Another school might develop a library specific to peer review or English Language Learners (providing dual language responses, for instance, and leveraging our Google Translate integration).
A university might create a library intended for peer tutors and TAs, to speed training and improve consistency amongst many graders.
Just Contact Us to learn more!
How do I purchase Annotate PRO College Edition?
Annotate PRO College Edition is free until October 30, 2017. So you can kick the tires, make sure you like what you see…
You can’t buy Annotate PRO, as an individual, yet! We haven’t implemented a payment process:) We wanted to get the new Annotate out into the world, post haste.
We are are working with schools for 2017-2018 academic year licenses. Just Contact Us to begin that process.
After October 30th, 2017:
Can I use Annotate PRO on an iPad?
Annotate PRO for Word 2016 works fantastically well on the Word 2016 iPad app.
To try it, join our iPad beta program.
Microsoft, to their great credit, have made their cool new Apps for Office solution work on Office for iPad, too.
So if you’ve got Microsoft Word on your iPad you’ll be able to use Annotate PRO there – same library, same full-text search, plus the ability to draw/highlight on documents.
iPad Pro users, in particular, are delighted with the results.
We will get around to publishing our iPad/Word 2016 app so you can install through the iOS store…but there is a fair amount of red tape to doing so – maybe a holiday (2017!) present to users?
Can I use Annotate PRO on a Chromebook?
You can install from here. Or get your school’s Google Suite administrator to add Annotate PRO to all teacher accounts with just a couple of clicks…
We can add your institution’s email domain (like YourISD.edu) to our database and every user will automatically get a specific Comment Library or Libraries.
Automation is so cool!
Can I use Annotate PRO on an Android tablet?
You can try to use Word Online on your tablet, but your experience will vary with the version of Android, power of your tablet etc. We don’t anticipate it will be a great experience.
And we aren’t aware of any plans on the part of Microsoft to bring Office to Android tablets.
Google, for its part (as the creators of Android) have been working for years to bring ChromeOS and Android together.

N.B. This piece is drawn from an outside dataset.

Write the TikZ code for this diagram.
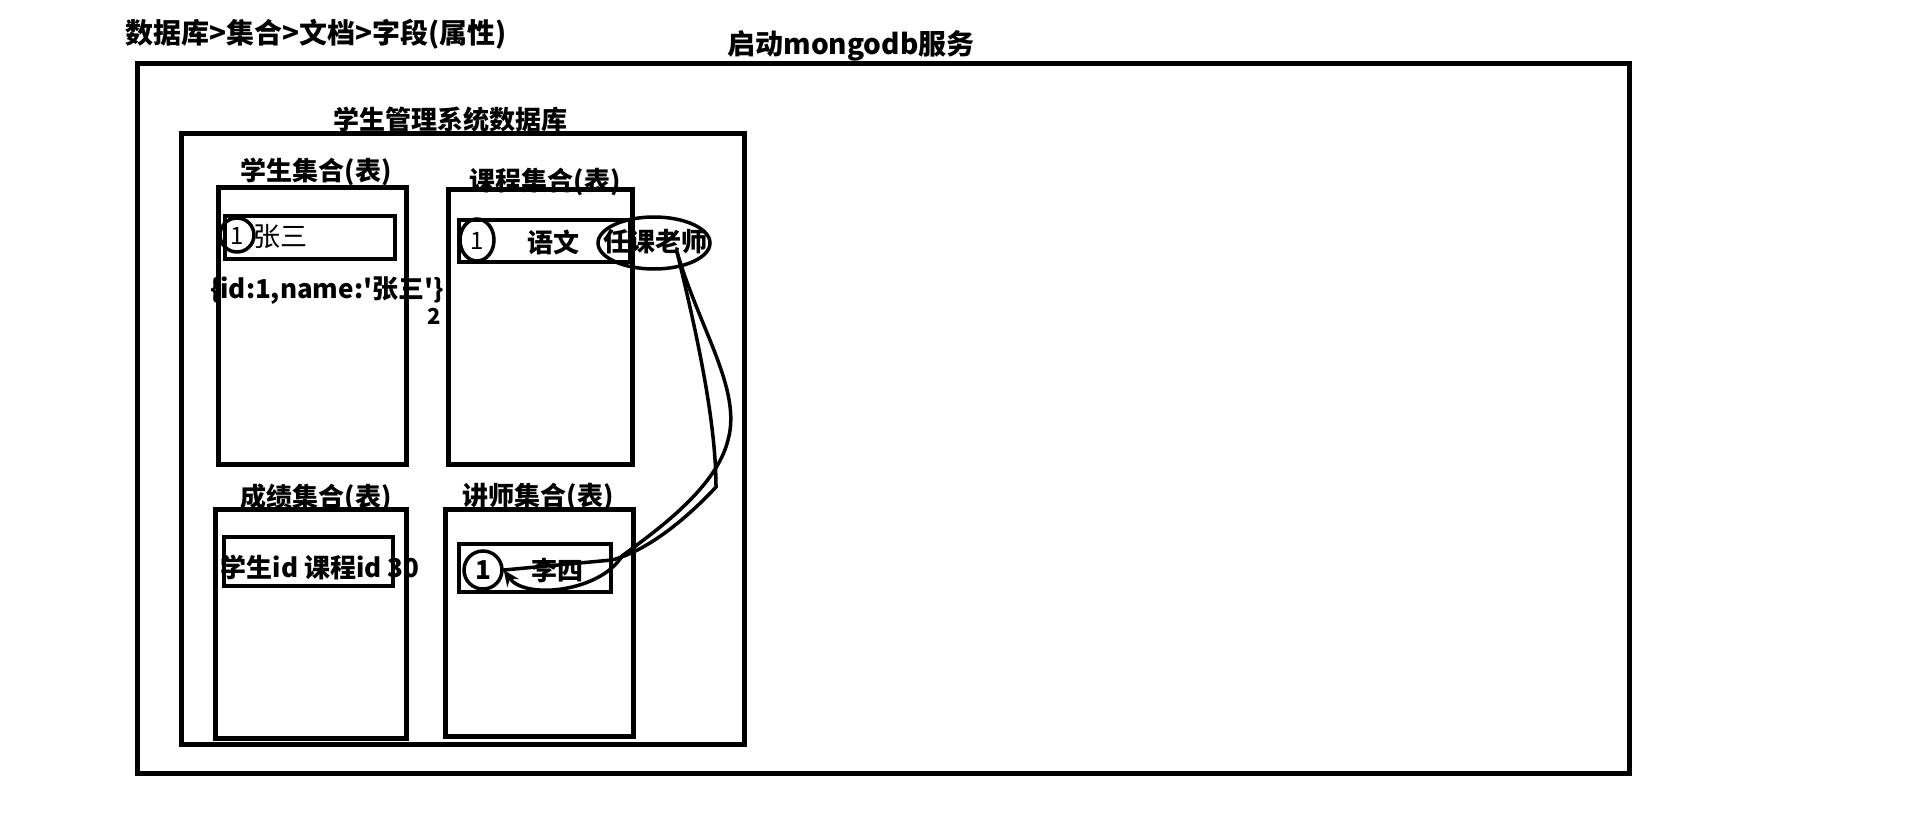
\documentclass[tikz,border=0pt]{standalone}
\usepackage{fontspec}
\setmainfont{Noto Sans CJK SC}
\usetikzlibrary{arrows.meta,calc}
\begin{document}
\begin{tikzpicture}[x=1pt,y=-1pt,
  box/.style={draw,line width=5pt},
  rec/.style={draw,line width=4.5pt},
  lbl/.style={font=\fontsize{26}{28}\selectfont\bfseries,inner sep=0pt},
  big/.style={font=\fontsize{28}{30}\selectfont\bfseries,inner sep=0pt},
  hand/.style={draw,line width=3.5pt},
  ink/.style={line width=3.5pt,line cap=round}]
\useasboundingbox[fill=white] (0,0) rectangle (1913,827);
% boxes
\draw[box] (137,63) rectangle (1629,773);
\draw[box] (181,133) rectangle (744,744);
\draw[box] (218,187) rectangle (406,464);
\draw[box] (448,189) rectangle (632,464);
\draw[box] (215,509) rectangle (406,738);
\draw[box] (445,509) rectangle (633,736);
% records
\draw[rec] (225,216) rectangle (395,259);
\draw[rec] (459,220) rectangle (630,262);
\draw[rec] (224,537) rectangle (393,586);
\draw[rec] (459,544) rectangle (611,592);
% titles
\node[big] (path) at (316,34) {数据库>集合>文档>字段(属性)};
\node[big] (svc) at (851,46) {启动mongodb服务};
\node[lbl] (db) at (450,120) {学生管理系统数据库};
\node[lbl] (cs) at (316,172) {学生集合(表)};
\node[lbl] (cc) at (545,182) {课程集合(表)};
\node[lbl] (cg) at (316,498) {成绩集合(表)};
\node[lbl] (ct) at (538,497) {讲师集合(表)};
% contents
\node[font=\fontsize{26}{28}\selectfont\bfseries,inner sep=0pt] (doc) at (327,291) {\{id:1,name:\textquotesingle 张三\textquotesingle\}};
\node[font=\fontsize{22}{24}\selectfont\bfseries,inner sep=0pt] (two) at (434,316) {2};
\node[lbl] (grec) at (320,567) {学生id 课程id 30};
\node[lbl] (yw) at (553,242) {语文};
\node[lbl] (tch) at (655,242) {任课老师};
\node[lbl] (ls) at (557,571) {李四};
\node[font=\fontsize{27}{29}\selectfont,inner sep=0pt] (zs) at (280,237) {张三};
% circled ids
\node[font=\fontsize{24}{26}\selectfont,inner sep=0pt] (s1) at (237,236) {1};
\draw[hand] (237,235) ellipse [x radius=17, y radius=17];
\node[font=\fontsize{24}{26}\selectfont,inner sep=0pt] (c1) at (477,241) {1};
\draw[hand] (477,240) ellipse [x radius=17, y radius=21];
\node[font=\fontsize{26}{28}\selectfont\bfseries,inner sep=0pt,circle,draw,line width=3.5pt,minimum size=38pt] (t1) at (483,570) {1};
% loop around the teacher field
\draw[hand] (654,243) ellipse [x radius=56, y radius=26];
\coordinate (s) at (677,252);
% connector
\draw[ink,-{Stealth[length=16pt,width=14pt]}] (s) .. controls (700,330) and (742,390) .. (728,440)
  .. controls (716,490) and (650,535) .. (622,556)
  .. controls (600,592) and (525,600) .. (t1.east);
\draw[ink] (s) .. controls (696,330) and (716,420) .. (716,487)
  .. controls (690,515) and (650,550) .. (612,560) -- (t1.east);
\end{tikzpicture}
\end{document}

ChromeOS is based on the Chrome browser and is the operating system behind millions of Chromebooks. Chromebooks, by very definition, will never run Microsoft Office. Android tablets cannot run Chrome Extensions, either – which means you can’t use the Annotate PRO for Google Chrome Extension.
Why would I want my students to have Annotate PRO?
Peer review is one the greatest under-used pedagogical strategies.
But student writers, no matter their level, often struggle with providing coherent, constructive feedback.
Annotate PRO can dramatically improve students’ responses to each other, and their assessment of their own work, by providing them with the language of response.
They can highlight some text in their own or a fellow student’s work, then search a Comment Library for an appropriate response.
We can work with your institution to design a Comment Library specifically for peer review, so that the observations (the text the student chooses) is written at the appropriate level and includes questions to help the student dig further into the particular issue.
For instance, a Comment concerning argument might begin:
- Your writing could be stronger here – I don’t think you really believe what you’re saying.
The peer reviewer would select the above text, but then be prompted to continue, making suggestions to help the student writer state their opinions more vehemently along with ideas to improve the logic of the underlying argument.
At the very least, having access to the Comment Libraries used by their faculty will further demystify writing and help them understand more deeply what good writing looks and feels like.